The above chunk appears to be functional in reading in and combining multiple csvs. However I, would appreciate any advice on how to make it more efficient, and double-checking to see that it is not making some kind of systematic error.
Next, we will visualize logger time series one at a time, and record the parts of each time series that we would like to remove in the file located at “input/temp_logger_flagged_data.csv”. An example logger time series is shown below.
# plot
logger <- "21444843"
ggplotly(
p <- temp_dat %>%
filter(logger_id == logger) %>%
ggplot(aes(date_time,temp_C)) +
geom_point()
)
Next, we will read in a table of time periods for each logger that we would like flag for removal. We will mutate a a column titled “useData”, with “1” indicating OK data, and “0” indicating bad data.

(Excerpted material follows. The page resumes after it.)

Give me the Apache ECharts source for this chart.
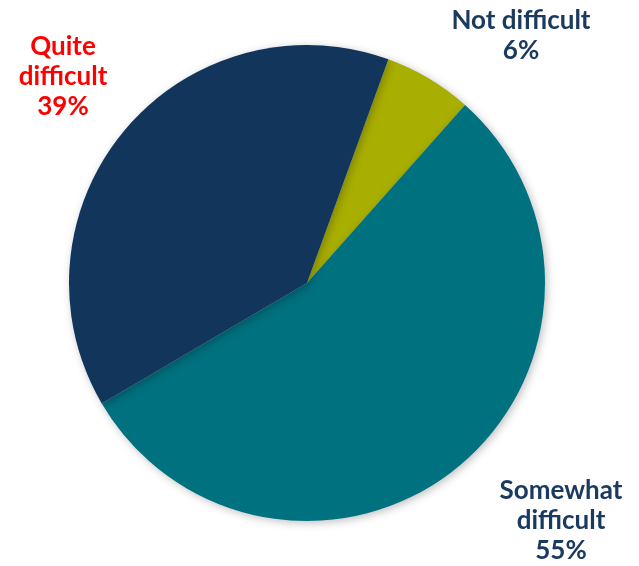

# read in file of visually identified flagged data
flagged_data <- read.csv("input/temp_logger_flagged_data.csv", sep = ",") %>%
transform(date_time_start = mdy_hm(date_time_start),
date_time_stop = mdy_hm(date_time_stop)) %>%
transform(logger_id = as.character(logger_id)) %>%
select(-notes,-X) %>%
filter(!is.na(logger_id))
## Warning: 1 failed to parse.
# from the dataframe of all water temp data, add a new column of flagged data; with "useData = 0" for flagged time periods
flagged_data_df <- temp_dat %>%
mutate(useData = case_when(
date_time >= flagged_data$date_time_start &
date_time <= flagged_data$date_time_stop &
logger_id == flagged_data$logger_id ~ 0
))
## Warning in `>=.default`(date_time, flagged_data$date_time_start): longitud de
## objeto mayor no es múltiplo de la longitud de uno menor
## Warning in `<=.default`(date_time, flagged_data$date_time_stop): longitud de
## objeto mayor no es múltiplo de la longitud de uno menor
## Warning in logger_id == flagged_data$logger_id: longitud de objeto mayor no es
## múltiplo de la longitud de uno menor
Here, we encounter an error, and code does not behave as expected. The above chunk will run, but the following error is generated:
Warning: There were 3 warnings in mutate(). The first
warning was: ℹ In argument: useData = case_when(...).
Caused by warning in >=.default: ! longer object length
is not a multiple of shorter object length ℹ Run
dplyr::last_dplyr_warnings() to see the 2 remaining warnings.
The resulting dataframe, “flagged_data_df” does not flag all data appropriately within the specified time windows, only partially. Reasons foor this error are unclear.